**Data:**

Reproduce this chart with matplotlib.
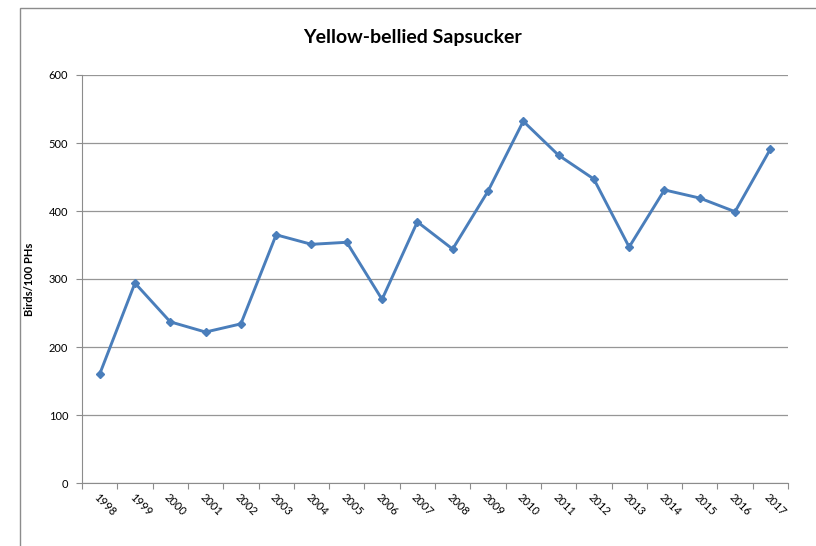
import matplotlib
matplotlib.use("Agg")
import matplotlib.pyplot as plt
from matplotlib.patches import Rectangle
import numpy as np

plt.rcParams["font.family"] = ["Lato", "DejaVu Sans"]

years = [str(y) for y in range(1998, 2018)]
birds = [160, 294, 237, 222, 234, 365, 351, 354, 270, 384,
         344, 429, 532, 482, 447, 347, 431, 419, 399, 491]
yticks = [0, 100, 200, 300, 400, 500, 600]

W, H = 816, 546
fig = plt.figure(figsize=(W / 100, H / 100), dpi=100)
ax = fig.add_axes([82 / W, 1 - 483 / H, (788 - 82) / W, (483 - 75) / H])

# chart-area border, runs off the right and bottom of the image
fig.patches.append(Rectangle((20 / W, -0.1), 1.2, 1 - 8 / H + 0.1,
                             transform=fig.transFigure, fill=False,
                             edgecolor="#8c8c8c", linewidth=1.0))

x = np.arange(len(years)) + 0.5
ax.plot(x, birds, color="#4a7ebb", linewidth=2.1, marker="D",
        markersize=4.5, zorder=3)

ax.set_xlim(0, len(years))
ax.set_ylim(0, 600)
ax.set_yticks(yticks)
ax.set_yticklabels([str(v) for v in yticks], fontsize=8)
ax.yaxis.grid(True, color="#969696", linewidth=0.9)
ax.set_axisbelow(True)

ax.set_xticks(np.arange(len(years) + 1), minor=False)
ax.set_xticklabels([])
ax.set_xticks(x, minor=True)
ax.set_xticklabels(years, minor=True, rotation=-45, ha="left",
                   rotation_mode="anchor", fontsize=8)
ax.tick_params(axis="x", which="minor", length=0, pad=6)
ax.tick_params(axis="x", which="major", length=4, color="#8c8c8c")
ax.tick_params(axis="y", length=4, color="#8c8c8c", pad=6)

for side in ["top", "right"]:
    ax.spines[side].set_visible(False)
for side in ["left", "bottom"]:
    ax.spines[side].set_color("#8c8c8c")

ax.set_ylabel("Birds/100 PHs", fontsize=8, fontweight="bold", labelpad=10)
fig.text(413 / W, 1 - 38 / H, "Yellow-bellied Sapsucker", ha="center",
         va="center", fontsize=14, fontweight="bold")

fig.savefig("out.png", dpi=100)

**What you are asked to do:** The listing above must be printed again exactly, minus its pictures.

**Solution for this problem:**
Reproduce this chart with matplotlib.
import matplotlib
matplotlib.use("Agg")
import matplotlib.pyplot as plt
from matplotlib.patches import Rectangle
import numpy as np

plt.rcParams["font.family"] = ["Lato", "DejaVu Sans"]

years = [str(y) for y in range(1998, 2018)]
birds = [160, 294, 237, 222, 234, 365, 351, 354, 270, 384,
         344, 429, 532, 482, 447, 347, 431, 419, 399, 491]
yticks = [0, 100, 200, 300, 400, 500, 600]

W, H = 816, 546
fig = plt.figure(figsize=(W / 100, H / 100), dpi=100)
ax = fig.add_axes([82 / W, 1 - 483 / H, (788 - 82) / W, (483 - 75) / H])

# chart-area border, runs off the right and bottom of the image
fig.patches.append(Rectangle((20 / W, -0.1), 1.2, 1 - 8 / H + 0.1,
                             transform=fig.transFigure, fill=False,
                             edgecolor="#8c8c8c", linewidth=1.0))

x = np.arange(len(years)) + 0.5
ax.plot(x, birds, color="#4a7ebb", linewidth=2.1, marker="D",
        markersize=4.5, zorder=3)

ax.set_xlim(0, len(years))
ax.set_ylim(0, 600)
ax.set_yticks(yticks)
ax.set_yticklabels([str(v) for v in yticks], fontsize=8)
ax.yaxis.grid(True, color="#969696", linewidth=0.9)
ax.set_axisbelow(True)

ax.set_xticks(np.arange(len(years) + 1), minor=False)
ax.set_xticklabels([])
ax.set_xticks(x, minor=True)
ax.set_xticklabels(years, minor=True, rotation=-45, ha="left",
                   rotation_mode="anchor", fontsize=8)
ax.tick_params(axis="x", which="minor", length=0, pad=6)
ax.tick_params(axis="x", which="major", length=4, color="#8c8c8c")
ax.tick_params(axis="y", length=4, color="#8c8c8c", pad=6)

for side in ["top", "right"]:
    ax.spines[side].set_visible(False)
for side in ["left", "bottom"]:
    ax.spines[side].set_color("#8c8c8c")

ax.set_ylabel("Birds/100 PHs", fontsize=8, fontweight="bold", labelpad=10)
fig.text(413 / W, 1 - 38 / H, "Yellow-bellied Sapsucker", ha="center",
         va="center", fontsize=14, fontweight="bold")

fig.savefig("out.png", dpi=100)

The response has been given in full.